The Moderato con moto (“’Rumblings of unrest and anticipation”) begins with the viola mobilising a tight lipped, uncompromising ostinato in a parody of waltz rhythm whose pattern, outlining a triad of E minor, closely resembles the opening of the third movement of the sister symphony. The contrasting middle section creates an atmosphere so still one dare not breathe – yet the air of foreboding and disquiet lingers threateningly . . . All the fear and dread is justified forthwith, and the worst expectations confirmed, with the thick, percussive chords which introduce and punctuate the second of the two scherzi (“The forces of war unleashed”).
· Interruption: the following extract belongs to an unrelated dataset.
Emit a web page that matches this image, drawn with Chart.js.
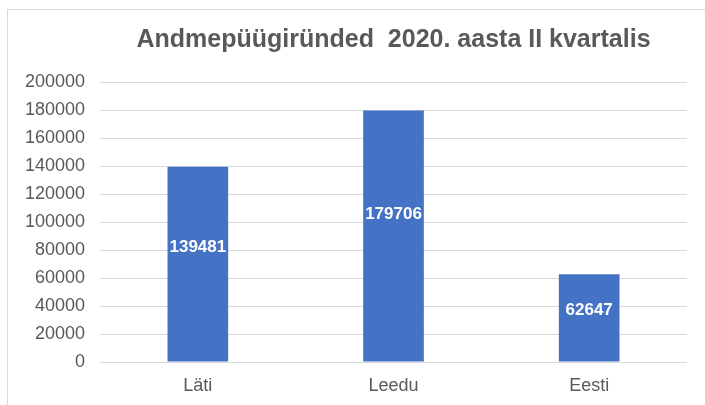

These movements are not so nightmarishly brassy as their symphonic counterparts, although there is much military style pounding and trumpeting in this Allegro.  It is a truly angry piece, scathing in its condemnation of the games people play with each others’ lives; utterly intolerant of all the brazen jingo and razzmatazz.

The outrageous fun and games at the end of the first movement had truly turned sour during its successors; and through all this grim and sardonic music the composer gave full vent to his bitterness, which now breaks into sorrow and despair as the lower three instruments in unison solemnly intone the ground theme of the Adagio (“’Homage to the Dead”’) – just as the brass choir had done at the same juncture in the symphony. Shostakovich here treats the passacaglia form with unusual freedom, all the more eloquent for its simplicity. Soon the tension mounts, becomes almost desperate, and finally collapses as if exhausted; memories linger, and out of them the rondo finale emerges from the depths of the cello C string: dark and questioning at first, then gradually gaining in confidence. But a crisis gathers; when it breaks the sound picture is of panting woodwind and full throated trombones, the latter braying out the ground theme of the passacaglia in canon – one of the few passages in the quartets where Shostakovich seems to be straining for more sound than four stringed instruments are capable of. At the end the music comes to rest on a softly held F major chord, over which the first violin sounds the main subject once more, like a last post: “The eternal question – Why? And for what?”. But this is not really a programmatic work; and however apt those titles may have been, the music’s message is surely direct enough without them.